• DATA SECTION

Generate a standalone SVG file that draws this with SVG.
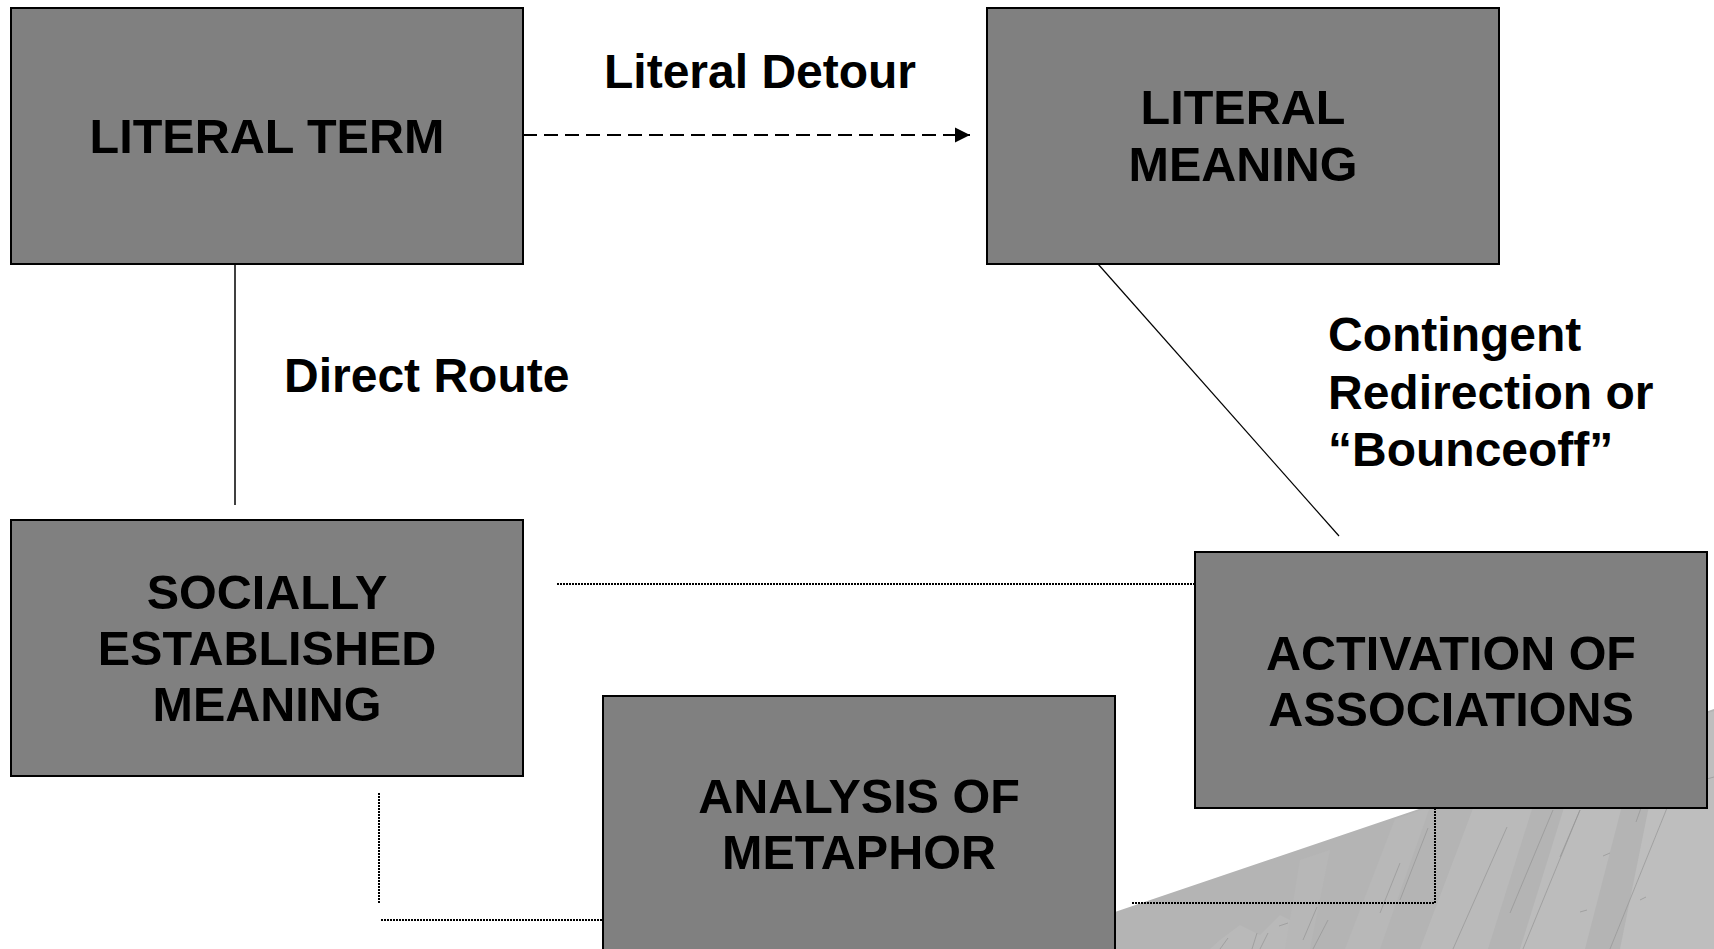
<svg xmlns="http://www.w3.org/2000/svg" width="1714" height="949" viewBox="0 0 1714 949">
<style>
.box{fill:#808080;stroke:#000;stroke-width:2}
.bt{font-family:"Liberation Sans",Arial,sans-serif;font-weight:bold;font-size:48.5px;fill:#000;text-anchor:middle}
.lbl{font-family:"Liberation Sans",Arial,sans-serif;font-weight:bold;font-size:48px;fill:#000}
.dot{fill:none;stroke:#000;stroke-width:2;stroke-dasharray:2 1}
.tex{stroke:#959595;stroke-width:0.7;fill:none}
</style>
<defs>
<marker id="ah" markerWidth="16" markerHeight="16" refX="15" refY="8" orient="auto" markerUnits="userSpaceOnUse">
<path d="M0,0.5 L15,8 L0,15.5 Z" fill="#000"/>
</marker>
</defs>
<rect width="1714" height="949" fill="#fff"/>
<g id="background">
<polygon points="1000,951 1714,709 1714,949 1000,949" fill="#b4b4b4"/>
<polygon points="1480,790 1545,768 1488,949 1420,949" fill="#bababa"/>
<polygon points="1580,756 1640,736 1585,949 1520,949" fill="#bcbcbc"/>
<polygon points="1665,727 1714,711 1714,949 1620,949" fill="#bebebe"/>
<polygon points="1395,819 1430,807 1380,949 1345,949" fill="#b8b8b8"/>
<polygon points="1220,940 1240,925 1260,935 1280,915 1300,925 1290,949 1210,949" fill="#b9b9b9"/>
<polygon points="1300,860 1330,850 1310,949 1285,949" fill="#b7b7b7"/>
<g class="tex">
<line x1="1400" y1="900" x2="1428" y2="828"/>
<line x1="1453" y1="949" x2="1507" y2="827"/>
<line x1="1510" y1="913" x2="1553" y2="810"/>
<line x1="1523" y1="949" x2="1580" y2="810"/>
<line x1="1610" y1="949" x2="1667" y2="808"/>
<line x1="1560" y1="857" x2="1580" y2="810"/>
<line x1="1636" y1="822" x2="1641" y2="808"/>
<line x1="1703" y1="780" x2="1714" y2="777"/>
<line x1="1603" y1="856" x2="1610" y2="853"/>
<line x1="1580" y1="912" x2="1587" y2="910"/>
<line x1="1220" y1="949" x2="1228" y2="938"/>
<line x1="1252" y1="949" x2="1257" y2="933"/>
<line x1="1260" y1="949" x2="1268" y2="933"/>
<line x1="1303" y1="940" x2="1317" y2="907"/>
<line x1="1313" y1="949" x2="1328" y2="920"/>
<line x1="1380" y1="913" x2="1400" y2="863"/>
<line x1="1279" y1="926" x2="1288" y2="923"/>
<line x1="1640" y1="900" x2="1646" y2="897"/>
</g>
</g>
<g id="connectors">
<line x1="523" y1="135" x2="970" y2="135" stroke="#000" stroke-width="2" stroke-dasharray="14 7" marker-end="url(#ah)"/>
<line x1="235" y1="264" x2="235" y2="505" stroke="#000" stroke-width="1.5"/>
<line x1="1098" y1="264" x2="1339" y2="536" stroke="#000" stroke-width="1.2"/>
<line x1="557" y1="584" x2="1195" y2="584" class="dot"/>
<path d="M379,793 V904" class="dot"/>
<path d="M381,920 H603" class="dot"/>
<path d="M1435,808 V903 H1132" class="dot"/>
</g>
<g id="labels">
<text class="lbl" x="604" y="88">Literal Detour</text>
<text class="lbl" x="284" y="392">Direct Route</text>
<text class="lbl" x="1328" y="351">Contingent</text>
<text class="lbl" x="1328" y="409">Redirection or</text>
<text class="lbl" x="1328" y="466">“Bounceoff”</text>
</g>
<g id="literal-term">
<rect class="box" x="11" y="8" width="512" height="256"/>
<text class="bt" x="267" y="153">LITERAL TERM</text>
</g>
<g id="literal-meaning">
<rect class="box" x="987" y="8" width="512" height="256"/>
<text class="bt" x="1243" y="124">LITERAL</text>
<text class="bt" x="1243" y="181">MEANING</text>
</g>
<g id="socially-established-meaning">
<rect class="box" x="11" y="520" width="512" height="256"/>
<text class="bt" x="267" y="609">SOCIALLY</text>
<text class="bt" x="267" y="665">ESTABLISHED</text>
<text class="bt" x="267" y="721">MEANING</text>
</g>
<g id="activation-of-associations">
<rect class="box" x="1195" y="552" width="512" height="256"/>
<text class="bt" x="1451" y="670">ACTIVATION OF</text>
<text class="bt" x="1451" y="726">ASSOCIATIONS</text>
</g>
<g id="analysis-of-metaphor">
<rect class="box" x="603" y="696" width="512" height="256"/>
<text class="bt" x="859" y="813">ANALYSIS OF</text>
<text class="bt" x="859" y="869">METAPHOR</text>
</g>
</svg>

• EXERCISE OBJECTIVE
Leave the images out and output the remaining material exactly as it stands.

• ANSWER IN FULL
Generate a standalone SVG file that draws this with SVG.
<svg xmlns="http://www.w3.org/2000/svg" width="1714" height="949" viewBox="0 0 1714 949">
<style>
.box{fill:#808080;stroke:#000;stroke-width:2}
.bt{font-family:"Liberation Sans",Arial,sans-serif;font-weight:bold;font-size:48.5px;fill:#000;text-anchor:middle}
.lbl{font-family:"Liberation Sans",Arial,sans-serif;font-weight:bold;font-size:48px;fill:#000}
.dot{fill:none;stroke:#000;stroke-width:2;stroke-dasharray:2 1}
.tex{stroke:#959595;stroke-width:0.7;fill:none}
</style>
<defs>
<marker id="ah" markerWidth="16" markerHeight="16" refX="15" refY="8" orient="auto" markerUnits="userSpaceOnUse">
<path d="M0,0.5 L15,8 L0,15.5 Z" fill="#000"/>
</marker>
</defs>
<rect width="1714" height="949" fill="#fff"/>
<g id="background">
<polygon points="1000,951 1714,709 1714,949 1000,949" fill="#b4b4b4"/>
<polygon points="1480,790 1545,768 1488,949 1420,949" fill="#bababa"/>
<polygon points="1580,756 1640,736 1585,949 1520,949" fill="#bcbcbc"/>
<polygon points="1665,727 1714,711 1714,949 1620,949" fill="#bebebe"/>
<polygon points="1395,819 1430,807 1380,949 1345,949" fill="#b8b8b8"/>
<polygon points="1220,940 1240,925 1260,935 1280,915 1300,925 1290,949 1210,949" fill="#b9b9b9"/>
<polygon points="1300,860 1330,850 1310,949 1285,949" fill="#b7b7b7"/>
<g class="tex">
<line x1="1400" y1="900" x2="1428" y2="828"/>
<line x1="1453" y1="949" x2="1507" y2="827"/>
<line x1="1510" y1="913" x2="1553" y2="810"/>
<line x1="1523" y1="949" x2="1580" y2="810"/>
<line x1="1610" y1="949" x2="1667" y2="808"/>
<line x1="1560" y1="857" x2="1580" y2="810"/>
<line x1="1636" y1="822" x2="1641" y2="808"/>
<line x1="1703" y1="780" x2="1714" y2="777"/>
<line x1="1603" y1="856" x2="1610" y2="853"/>
<line x1="1580" y1="912" x2="1587" y2="910"/>
<line x1="1220" y1="949" x2="1228" y2="938"/>
<line x1="1252" y1="949" x2="1257" y2="933"/>
<line x1="1260" y1="949" x2="1268" y2="933"/>
<line x1="1303" y1="940" x2="1317" y2="907"/>
<line x1="1313" y1="949" x2="1328" y2="920"/>
<line x1="1380" y1="913" x2="1400" y2="863"/>
<line x1="1279" y1="926" x2="1288" y2="923"/>
<line x1="1640" y1="900" x2="1646" y2="897"/>
</g>
</g>
<g id="connectors">
<line x1="523" y1="135" x2="970" y2="135" stroke="#000" stroke-width="2" stroke-dasharray="14 7" marker-end="url(#ah)"/>
<line x1="235" y1="264" x2="235" y2="505" stroke="#000" stroke-width="1.5"/>
<line x1="1098" y1="264" x2="1339" y2="536" stroke="#000" stroke-width="1.2"/>
<line x1="557" y1="584" x2="1195" y2="584" class="dot"/>
<path d="M379,793 V904" class="dot"/>
<path d="M381,920 H603" class="dot"/>
<path d="M1435,808 V903 H1132" class="dot"/>
</g>
<g id="labels">
<text class="lbl" x="604" y="88">Literal Detour</text>
<text class="lbl" x="284" y="392">Direct Route</text>
<text class="lbl" x="1328" y="351">Contingent</text>
<text class="lbl" x="1328" y="409">Redirection or</text>
<text class="lbl" x="1328" y="466">“Bounceoff”</text>
</g>
<g id="literal-term">
<rect class="box" x="11" y="8" width="512" height="256"/>
<text class="bt" x="267" y="153">LITERAL TERM</text>
</g>
<g id="literal-meaning">
<rect class="box" x="987" y="8" width="512" height="256"/>
<text class="bt" x="1243" y="124">LITERAL</text>
<text class="bt" x="1243" y="181">MEANING</text>
</g>
<g id="socially-established-meaning">
<rect class="box" x="11" y="520" width="512" height="256"/>
<text class="bt" x="267" y="609">SOCIALLY</text>
<text class="bt" x="267" y="665">ESTABLISHED</text>
<text class="bt" x="267" y="721">MEANING</text>
</g>
<g id="activation-of-associations">
<rect class="box" x="1195" y="552" width="512" height="256"/>
<text class="bt" x="1451" y="670">ACTIVATION OF</text>
<text class="bt" x="1451" y="726">ASSOCIATIONS</text>
</g>
<g id="analysis-of-metaphor">
<rect class="box" x="603" y="696" width="512" height="256"/>
<text class="bt" x="859" y="813">ANALYSIS OF</text>
<text class="bt" x="859" y="869">METAPHOR</text>
</g>
</svg>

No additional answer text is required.